Of all the sentiments Los Angeles Rams quarterback Matthew Stafford is feeling days ahead of facing his former team for the first team, gratitude appears to be leading the way.
After a dozen years with the Detroit Lions, the team that drafted him No. 1 overall in 2009, Stafford requested a trade this offseason and was shipped to the Los Angeles Rams, where he’s seen expectations and success he rarely experienced in Detroit.
But when asked to dissect the differences between the two situations, as the 5-1 Rams prepare to host the winless Lions, Stafford had little interest.
“I asked for a trade not knowing anywhere I was going to be,” he told Los Angeles media. “There were a bunch of different spots where I thought I could go. I ended up here. I’m extremely happy to be here. I pinch myself getting the opportunity to play for this team with these players and these coaches.
“As far as comparing it to Detroit, I’m not going to do it,” he continued. “I just know that I’m having a blast playing a bunch of football with some great players and great coaches. I loved my time in Detroit. I loved all the experiences that I had — some of them were tough, but they helped mold me into the player and the person I am today. I spent some really meaningful time in my life, both on and off the field, in Detroit and I really enjoyed all of it. I’m having fun what I’m doing right now. I had a great experience for 12 years in Detroit. That’s kind of how I want to leave it.”
Stafford tore up the franchise record books with the Lions, smashing nearly every passing mark imaginable. Still, team success eluded the strong-armed quarterback. He amassed a 74-90-1 record as a starter, while failing to win a division title. He did steer the team to three postseason appearances, but never escaped the wild-card round.
That made Stafford one of the most divisive athletes in Detroit sports history, with the primary debate centering around whether the player or the team around him was more culpable for the lack of success? In L.A., he’s potentially answering that question with the Rams looking like a legitimate Super Bowl contenders and Stafford playing the best football of his career.
But he wasn’t taking the bait when asked if the Lions did enough to support him.
“I know when I was in Detroit, everybody was doing everything we could to make the team as good as we could, myself included,” he said. “I’m in a new place now. I’m here in L.A., lucky to be surrounded by the people I’m surrounded with, no doubt. I’m just trying to make the most of my opportunities and win as many games as I possibly can. Appreciate my time in Detroit. Appreciate all the players I played with, all the coaches that coached me and everybody else on our team, but I don’t spend too much time thinking about it or reading that narrative, to be honest with you.”
Many of the fans who supported Stafford through his ups and downs in Detroit have continued to cheer his accomplishments with the Rams. That love hasn’t been lost on the longtime Lion.

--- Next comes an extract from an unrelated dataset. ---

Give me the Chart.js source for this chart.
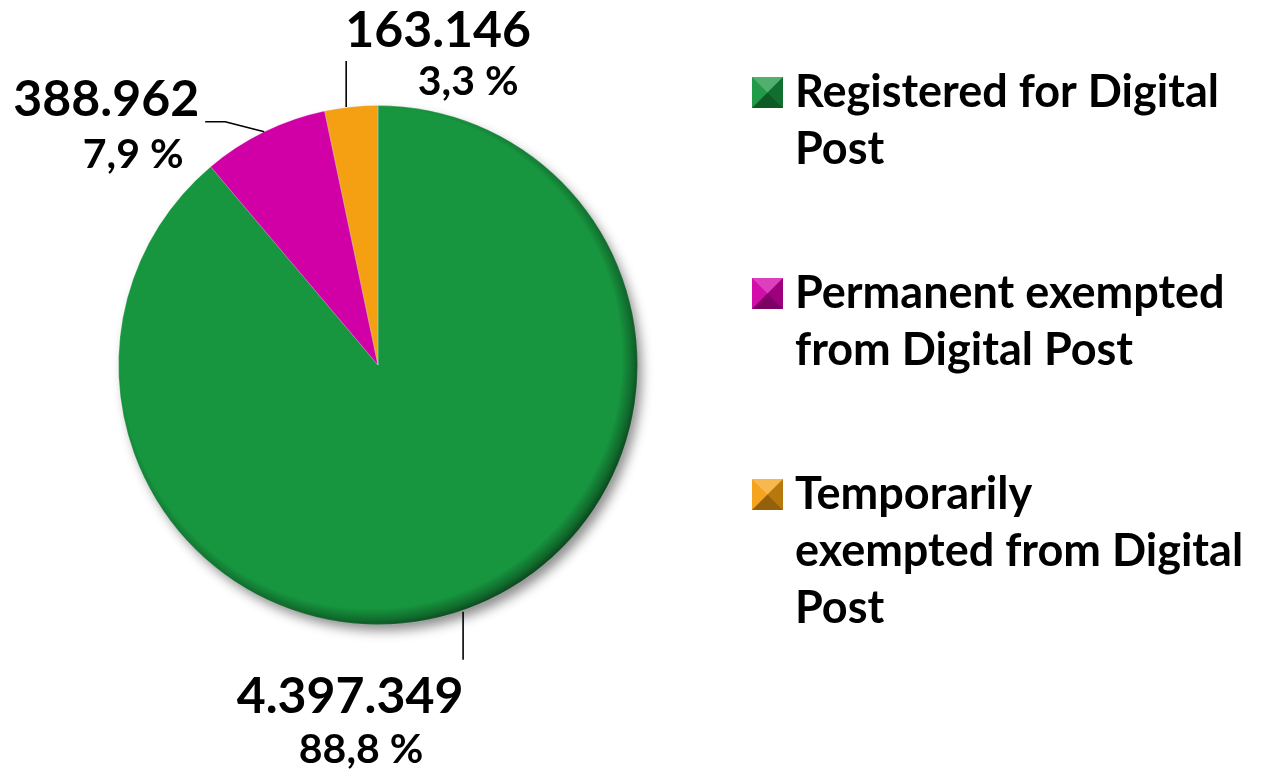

“Yeah, I mean I appreciate that very much,” he said. “I could see how it could be very easy for people to feel the other way, and for people to take some happiness in any kind of success that any former player is having away from their building is really just a testament to them, as well. That’s the kind of people they are in Detroit. Great people, both in the organization and in the city itself. I really did enjoy my time (there). I had great relationships built and maybe that has something to do with it. But I think it’s more of a testament, not to me, but to the people of Detroit that they can cheer an ex-player as much as they have for me.”